Health-related research is one of the top three online activities in the world, according to the Content Marketing Institute. In the U.S. alone, more than 100 million people per year visit health-related sites such as WebMD, Familydoctor.org, Healthfinder.gov, and CNN Health, among thousands of others.
A recent survey by Pew Research Center found that 72 percent of Internet users looked online for health information within the past year. But eight out of ten of those online health seekers began at a search engine such as Google, Bing, or Yahoo, versus just 13 percent who started their search at a site that specializes in health topics.

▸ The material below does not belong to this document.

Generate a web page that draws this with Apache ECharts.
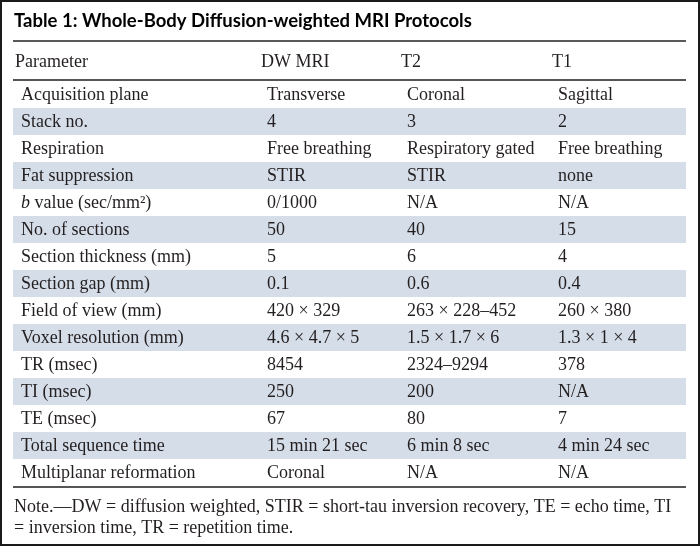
<!DOCTYPE html>
<html><head><meta charset="utf-8">
<script src="https://cdn.jsdelivr.net/npm/echarts@6/dist/echarts.min.js"></script>
<style>html,body{margin:0;padding:0;background:#fff}#c{width:700px;height:546px}</style>
</head><body><div id="c"></div>
<script>
// ---- data ----
const tableTitle = 'Table 1: Whole-Body Diffusion-weighted MRI Protocols';
const headers = ['Parameter', 'DW MRI', 'T2', 'T1'];
const parameters = ['Acquisition plane', 'Stack no.', 'Respiration', 'Fat suppression',
  '{i|b} value (sec/mm²)', 'No. of sections', 'Section thickness (mm)', 'Section gap (mm)',
  'Field of view (mm)', 'Voxel resolution (mm)', 'TR (msec)', 'TI (msec)', 'TE (msec)',
  'Total sequence time', 'Multiplanar reformation'];
const dwMri = ['Transverse', '4', 'Free breathing', 'STIR', '0/1000', '50', '5', '0.1',
  '420 × 329', '4.6 × 4.7 × 5', '8454', '250', '67', '15 min 21 sec', 'Coronal'];
const t2 = ['Coronal', '3', 'Respiratory gated', 'STIR', 'N/A', '40', '6', '0.6',
  '263 × 228–452', '1.5 × 1.7 × 6', '2324–9294', '200', '80', '6 min 8 sec', 'N/A'];
const t1 = ['Sagittal', '2', 'Free breathing', 'none', 'N/A', '15', '4', '0.4',
  '260 × 380', '1.3 × 1 × 4', '378', 'N/A', '7', '4 min 24 sec', 'N/A'];
const noteLines = ['Note.—DW = diffusion weighted, STIR = short-tau inversion recovery, TE = echo time, TI',
  '= inversion time, TR = repetition time.'];

// ---- layout / style ----
const columns = [parameters, dwMri, t2, t1];
const W = 700, H = 546;
const L = 13, R = 14, TOP = 81, ROWH = 27;
const gridW = W - L - R;
const bodyX = [8, 254, 394, 545];
const headX = [2, 248, 388, 539];
const serif = '"Liberation Serif", "DejaVu Serif", serif';
const textColor = '#231f20';
const shade = '#d5dde8';
const FS = 18;

const cells = [];
columns.forEach((col, c) => col.forEach((t, r) => cells.push([c, r])));

const chart = echarts.init(document.getElementById('c'), null, {renderer: 'canvas'});
const bottomRuleY = TOP + ROWH * parameters.length;

chart.setOption({
  animation: false,
  backgroundColor: '#fff',
  grid: {left: L, right: R, top: TOP, height: ROWH * parameters.length, containLabel: false},
  xAxis: {type: 'value', min: 0, max: gridW, show: false},
  yAxis: {type: 'category', data: parameters, inverse: true, show: false},
  series: [
    {
      type: 'custom', silent: true,
      data: parameters.map((p, i) => [0, i]),
      renderItem(params, api) {
        const i = api.value(1);
        if (i % 2 === 0) return {type: 'group', children: []};
        const p = api.coord([0, i]);
        const band = api.size([0, 1])[1];
        const cs = params.coordSys;
        return {type: 'rect', shape: {x: cs.x, y: p[1] - band / 2, width: cs.width, height: band},
          style: {fill: shade}};
      }
    },
    {
      type: 'custom', silent: true, z: 5,
      data: cells,
      renderItem(params, api) {
        const c = api.value(0), r = api.value(1);
        const p = api.coord([bodyX[c], r]);
        return {type: 'text', x: p[0], y: p[1] + 1,
          style: {text: columns[c][r], fill: textColor, fontFamily: serif, fontSize: FS,
            align: 'left', verticalAlign: 'middle',
            rich: {i: {fontStyle: 'italic', fontFamily: serif, fontSize: FS, fill: textColor}}}};
      }
    }
  ],
  graphic: [
    {type: 'rect', shape: {x: 1, y: 1, width: W - 2, height: H - 2}, style: {fill: 'none', stroke: '#1a1a1a', lineWidth: 2}, z: 10},
    {type: 'text', x: 14, y: 21, style: {text: tableTitle, fontFamily: 'Lato, "DejaVu Sans", sans-serif', fontWeight: 'bold', fontSize: 18.5, fill: '#000', verticalAlign: 'middle'}},
    {type: 'line', shape: {x1: L, y1: 41, x2: W - R, y2: 41}, style: {stroke: '#222', lineWidth: 1.5}},
    ...headers.map((h, i) => ({type: 'text', x: L + headX[i], y: 62, style: {text: h, fontFamily: serif, fontSize: FS, fill: textColor, verticalAlign: 'middle'}})),
    {type: 'line', shape: {x1: L, y1: TOP - 1, x2: W - R, y2: TOP - 1}, style: {stroke: '#555', lineWidth: 2}},
    {type: 'line', shape: {x1: L, y1: bottomRuleY + 1, x2: W - R, y2: bottomRuleY + 1}, style: {stroke: '#555', lineWidth: 2}},
    ...noteLines.map((t, i) => ({type: 'text', x: 14, y: 507 + i * 21, style: {text: t, fontFamily: serif, fontSize: FS, fill: textColor, verticalAlign: 'middle'}}))
  ]
});
</script></body></html>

The message is clear: your patients are looking for health information online, but maybe not from the best sources. You want patients to be educated, not overwhelmed. And you want the information to be accurate and helpful, not misleading or even harmful. Here are four reasons why you need to be a part of your patients’ health research.
1. You can provide patients with quality health information so they don’t seek it from less-reputable sources.

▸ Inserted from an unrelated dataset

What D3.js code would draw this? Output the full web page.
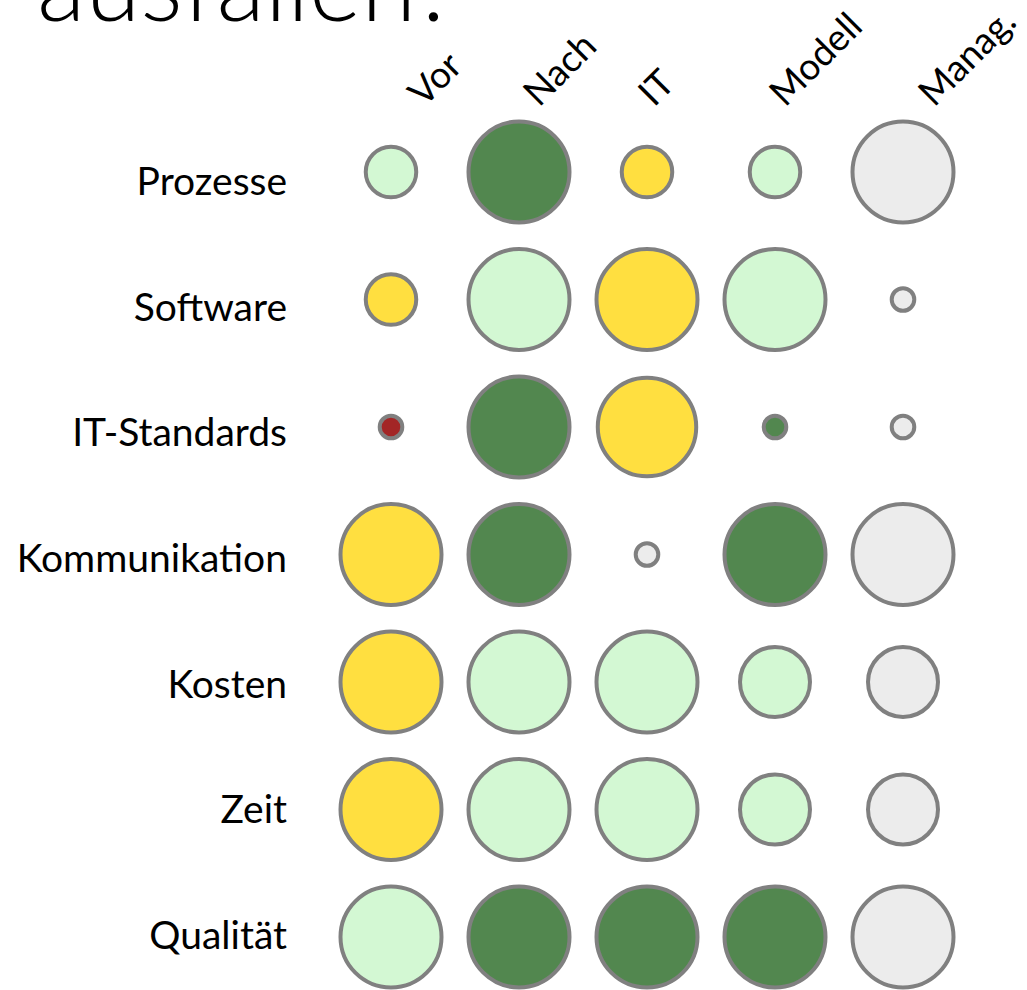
<!DOCTYPE html>
<html>
<head>
<meta charset="utf-8">
<script src="https://cdn.jsdelivr.net/npm/d3@7"></script>
<style>
  html, body { margin: 0; padding: 0; background: #fff; }
  svg text { font-family: Lato, "Open Sans", sans-serif; fill: #000; }
</style>
</head>
<body>
<svg id="chart" width="1027" height="990"></svg>
<script>
var title   = 'ausfallen?';
var columns = ['Vor', 'Nach', 'IT', 'Modell', 'Manag.'];
var rows    = ['Prozesse', 'Software', 'IT-Standards', 'Kommunikation', 'Kosten', 'Zeit', 'Qualität'];

/* bubble size per row, one entry per column */
var sizes = [
    [25, 100, 25, 25, 100],
    [25, 100, 100, 100, 5],
    [5, 100, 95, 5, 5],
    [100, 100, 5, 100, 100],
    [100, 100, 100, 48, 48],
    [100, 100, 100, 48, 48],
    [100, 100, 100, 100, 100]
];

/* rating per row: r = red, y = yellow, l = light green, g = dark green, n = none */
var ratings = [
    ['l', 'g', 'y', 'l', 'n'],
    ['y', 'l', 'y', 'l', 'n'],
    ['r', 'g', 'y', 'g', 'n'],
    ['y', 'g', 'n', 'g', 'n'],
    ['y', 'l', 'l', 'l', 'n'],
    ['y', 'l', 'l', 'l', 'n'],
    ['l', 'g', 'g', 'g', 'n']
];

var ratingKeys   = ['r', 'y', 'l', 'g', 'n'];
var ratingColors = ['#a32626', '#ffdf40', '#d3f8d3', '#52874f', '#ececec'];

/* hand placement of the slanted headers, relative to the column centre */
var headerNudge = [33, 20, 7, 10, 31];

var svg = d3.select('#chart');

var x  = d3.scalePoint().domain(columns).range([391, 903]);
var y  = d3.scalePoint().domain(rows).range([172, 937]);
var yl = d3.scalePoint().domain(rows).range([195, 949]);
var r  = d3.scaleSqrt().domain([0, 100]).range([0, 50.5]);
var color = d3.scaleOrdinal().domain(ratingKeys).range(ratingColors);

svg.append('text')
   .attr('x', 37)
   .attr('y', 21)
   .style('font-size', '100px')
   .style('font-weight', 300)
   .text(title);

svg.selectAll('text.col')
   .data(columns)
   .enter().append('text')
     .attr('class', 'col')
     .attr('transform', function (d, i) {
         return 'translate(' + (x(d) + headerNudge[i]) + ',108) rotate(-45)';
     })
     .style('font-size', '37px')
     .text(function (d) { return d; });

svg.selectAll('text.row')
   .data(rows)
   .enter().append('text')
     .attr('class', 'row')
     .attr('x', 287)
     .attr('y', function (d) { return yl(d); })
     .attr('text-anchor', 'end')
     .style('font-size', '39px')
     .text(function (d) { return d; });

var cells = [];
for (var i = 0; i < rows.length; i++) {
    for (var j = 0; j < columns.length; j++) {
        cells.push({ row: rows[i], col: columns[j], size: sizes[i][j], rating: ratings[i][j] });
    }
}

svg.selectAll('circle')
   .data(cells)
   .enter().append('circle')
     .attr('cx', function (d) { return x(d.col); })
     .attr('cy', function (d) { return y(d.row); })
     .attr('r',  function (d) { return r(d.size); })
     .attr('fill', function (d) { return color(d.rating); })
     .attr('stroke', '#808080')
     .attr('stroke-width', 4);
</script>
</body>
</html>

You have the medical degree. You read the journals. You attend the conferences, earn CME credits, and keep up to date with the latest advances in your field of medicine. So why would you leave your patients to navigate the vast array of questionable health info online without your help? Instead of telling your patients to get off Google, make sure you are providing them with educational content that answers their questions – and make sure they can access it before and after their appointments.
2. You can offer patients targeted, expert materials related to their condition.

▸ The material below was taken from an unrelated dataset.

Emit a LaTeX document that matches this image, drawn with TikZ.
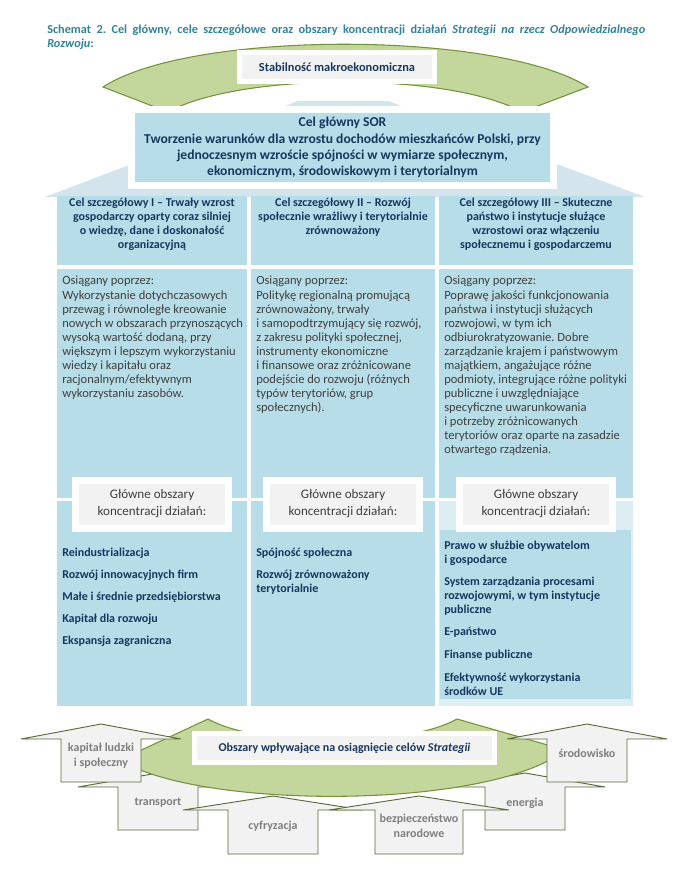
\documentclass[tikz,border=0pt]{standalone}
\usepackage{fontspec}
\setmainfont{Carlito}
\frenchspacing
\definecolor{navy}{HTML}{17375E}
\definecolor{titlecol}{HTML}{31849B}
\definecolor{cellblue}{HTML}{B7DDE8}
\definecolor{cellpale}{HTML}{DCEEF4}
\definecolor{chevcol}{HTML}{D3E4EC}
\definecolor{boxgray}{HTML}{F2F2F2}
\definecolor{greenfill}{HTML}{C3D69B}
\definecolor{greenline}{HTML}{76923C}
\definecolor{arrline}{HTML}{5A6B3A}
\definecolor{arrtext}{HTML}{7F7F7F}
\definecolor{bodytext}{HTML}{3F3F3F}
\newcommand{\myUpArrow}[6]{%
  \filldraw[arrowshape] (#1-#2,#5) -- (#1,#4) -- (#1+#2,#5) -- (#1+#3,#5) -- (#1+#3,#6) -- (#1-#3,#6) -- (#1-#3,#5) -- cycle;}
\begin{document}
\begin{tikzpicture}[x=0.75pt,y=-0.75pt,
  cell/.style={fill=cellblue, draw=none},
  hdr/.style={font=\bfseries\fontsize{9}{10.5}\selectfont, text=navy, align=center, inner sep=0pt, anchor=north},
  bodyt/.style={font=\fontsize{9.4}{10.5}\selectfont, text=bodytext, align=left, inner sep=0pt, anchor=north west},
  item/.style={font=\bfseries\fontsize{9}{10.5}\selectfont, text=navy, align=left, inner sep=0pt, anchor=west},
  gbox/.style={fill=boxgray, draw=white, line width=5.25pt, minimum width=114.75pt, minimum height=36pt, inner sep=0pt, align=center, text=bodytext, font=\fontsize{9.8}{12.75}\selectfont},
  arrowshape/.style={fill=boxgray, draw=arrline, line width=0.7pt, line join=miter},
  alabel/.style={font=\bfseries\fontsize{9}{11.25}\selectfont, text=arrtext, align=center, inner sep=0pt},
  greenshape/.style={fill=greenfill, draw=greenline, line width=0.8pt},
]
\useasboundingbox (0,0) rectangle (695,890);
\fill[white] (0,0) rectangle (695,890);

% title
\node[anchor=north west, inner sep=0pt, text width=448.5pt, align=justify, text=titlecol,
  font=\bfseries\fontsize{9.2}{10.5}\selectfont] (title) at (47,25)
  {Schemat 2. Cel główny, cele szczegółowe oraz obszary koncentracji działań \textit{Strategii na rzecz Odpowiedzialnego}\linebreak \textit{Rozwoju}:};

% pale chevron behind
\fill[chevcol] (298,101) -- (388,101) -- (645,197) -- (45,197) -- cycle;

% top green arch
\filldraw[greenshape] (103,87) .. controls (190,30) and (497,30) .. (588,87) -- (522,112) .. controls (450,72) and (240,72) .. (168,112) -- cycle;

% Stabilnosc box
\node[fill=boxgray, draw=white, line width=3.75pt, minimum width=146.25pt, minimum height=21.75pt, inner sep=0pt,
  text=navy, font=\bfseries\fontsize{9.3}{10}\selectfont] (stab) at (337,67) {Stabilność makroekonomiczna};

% Cel glowny box
\fill[white] (128,106) rectangle (557,189);
\fill[cellblue] (135,113) rectangle (550,182);
\node[align=center, inner sep=0pt, text=navy, font=\bfseries\fontsize{10.2}{12.2}\selectfont] (celglowny) at (342.5,147.5)
  {Cel główny SOR\\Tworzenie warunków dla wzrostu dochodów mieszkańców Polski, przy\\jednoczesnym wzroście spójności w wymiarze społecznym,\\ekonomicznym, środowiskowym i terytorialnym};

% cells
\fill[cell] (57,196) rectangle (247,265);
\fill[cell] (251,196) rectangle (435,265);
\fill[cell] (439,196) rectangle (633,265);
\fill[cell] (57,269) rectangle (247,498);
\fill[cell] (251,269) rectangle (435,498);
\fill[cell] (439,269) rectangle (633,498);
\fill[cell] (57,501) rectangle (247,706);
\fill[cell] (251,501) rectangle (435,706);
\fill[cellpale] (439,501) rectangle (633,706);
\fill[cell] (440,530) rectangle (631,699);

% headers
\node[hdr] (h1) at (152,198) {Cel szczegółowy I – Trwały wzrost\\gospodarczy oparty coraz silniej\\o wiedzę, dane i doskonałość\\organizacyjną};
\node[hdr] (h2) at (343,198) {Cel szczegółowy II – Rozwój\\społecznie wrażliwy i terytorialnie\\zrównoważony};
\node[hdr] (h3) at (536,198) {Cel szczegółowy III – Skuteczne\\państwo i instytucje służące\\wzrostowi oraz włączeniu\\społecznemu i gospodarczemu};

% bodies
\node[bodyt] (b1) at (62,276) {Osiągany poprzez:\\[0.75pt]Wykorzystanie dotychczasowych\\przewag i równoległe kreowanie\\nowych w obszarach przynoszących\\wysoką wartość dodaną, przy\\większym i lepszym wykorzystaniu\\wiedzy i kapitału oraz\\racjonalnym/efektywnym\\wykorzystaniu zasobów.};
\node[bodyt] (b2) at (256,276) {Osiągany poprzez:\\[0.75pt]Politykę regionalną promującą\\zrównoważony, trwały\\i samopodtrzymujący się rozwój,\\z zakresu polityki społecznej,\\instrumenty ekonomiczne\\i finansowe oraz zróżnicowane\\podejście do rozwoju (różnych\\typów terytoriów, grup\\społecznych).};
\node[bodyt] (b3) at (444,276) {Osiągany poprzez:\\[0.75pt]Poprawę jakości funkcjonowania\\państwa i instytucji służących\\rozwojowi, w tym ich\\odbiurokratyzowanie. Dobre\\zarządzanie krajem i państwowym\\majątkiem, angażujące różne\\podmioty, integrujące różne polityki\\publiczne i uwzględniające\\specyficzne uwarunkowania\\i potrzeby zróżnicowanych\\terytoriów oraz oparte na zasadzie\\otwartego rządzenia.};

% Glowne obszary boxes
\node[gbox] (g1) at (152,504) {Główne obszary\\koncentracji działań:};
\node[gbox] (g2) at (343,504) {Główne obszary\\koncentracji działań:};
\node[gbox] (g3) at (536,504) {Główne obszary\\koncentracji działań:};

% lists
\node[item] (l11) at (62,553) {Reindustrializacja};
\node[item] (l12) at (62,575) {Rozwój innowacyjnych firm};
\node[item] (l13) at (62,597) {Małe i średnie przedsiębiorstwa};
\node[item] (l14) at (62,619) {Kapitał dla rozwoju};
\node[item] (l15) at (62,641) {Ekspansja zagraniczna};
\node[item] (l21) at (256,553) {Spójność społeczna};
\node[item] (l22) at (256,582) {Rozwój zrównoważony\\terytorialnie};
\node[item] (l31) at (444,553) {Prawo w służbie obywatelom\\i gospodarce};
\node[item] (l32) at (444,596) {System zarządzania procesami\\rozwojowymi, w tym instytucje\\publiczne};
\node[item] (l33) at (444,632) {E-państwo};
\node[item] (l34) at (444,655) {Finanse publiczne};
\node[item] (l35) at (444,684) {Efektywność wykorzystania\\środków UE};

% bottom arrows (back)
\myUpArrow{158}{80}{40}{773}{787}{830}
\myUpArrow{525}{80}{40}{773}{787}{830}
\myUpArrow{273}{90}{45}{796}{810}{854}
\myUpArrow{419}{90}{44}{796}{810}{854}

% bottom green shape
\filldraw[greenshape] (208,719) .. controls (260,748) and (405,748) .. (457,719) -- (565,750) .. controls (490,810) and (200,810) .. (120,760) -- cycle;

% front arrows
\myUpArrow{101}{80}{40}{724}{739}{782}
\myUpArrow{587}{80}{40}{724}{739}{782}

% Obszary box
\node[fill=boxgray, draw=white, line width=3.75pt, minimum width=225pt, minimum height=21.75pt, inner sep=0pt,
  text=navy, font=\bfseries\fontsize{9}{10}\selectfont] (obszary) at (344.5,748) {Obszary wpływające na osiągnięcie celów \textit{Strategii}};

% arrow labels
\node[alabel] (a1) at (101,755.5) {kapitał ludzki\\i społeczny};
\node[alabel] (a2) at (158,803) {transport};
\node[alabel] (a3) at (273,826) {cyfryzacja};
\node[alabel] (a4) at (419,825.5) {bezpieczeństwo\\narodowe};
\node[alabel] (a5) at (525,803) {energia};
\node[alabel] (a6) at (587,753) {środowisko};
\end{tikzpicture}
\end{document}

Of all those people searching for health topics online, more than half of them (55 percent) searched for information on a specific disease or medical problem within the past year. Since you are the expert on your area of practice and your patients, you are the best source of timely and accurate condition-specific information for them.
The good news is that you don’t have to create this content yourself. Internet-based patient education software makes it easy and cost-effective to add medical animations and videos of procedures, treatment options, and patient testimonials to your practice website, social media pages, and even a TV in your waiting room. You can customize the content for your practice, and show patients only what it makes sense for them to see.
3. You can provide patients free information they can’t get elsewhere.
While it’s true that anyone can find just about anything they want on the Internet, the best and most timely content is not always free. The same Pew Research study found that 26 percent of online health seekers have been asked to pay for access to something they wanted to see online. Just 2 percent say they paid to access the content, while 83 percent tried to find the same information somewhere else, and 13 percent gave up.
As a medical provider, you have access to top-notch proprietary content that your patients can’t find anywhere else. By positioning yourself as an expert source and provider of quality health information, you increase your practice’s value offering, your reputation with your patients, and maybe even referrals. JAMA cited word-of-mouth referrals as “very important” or “important” to 85 percent of people surveyed when it comes to choosing a doctor.
4. You can boost patient engagement.
A new study shows that one in five patients are searching for information related to their health in their doctor’s waiting room so that they can feel prepared and confident during their appointment. More and more patients want to be active participants in their health care, and by providing them with high-quality health information at their fingertips, you’re helping them to be more engaged. And research has proven that more engaged patients have better outcomes and lower health care costs.
As a doctor, your time should be spent treating patients, not sifting through a pile of WebMD printouts and talking terrified patients off the ledge after a Google search gone wrong.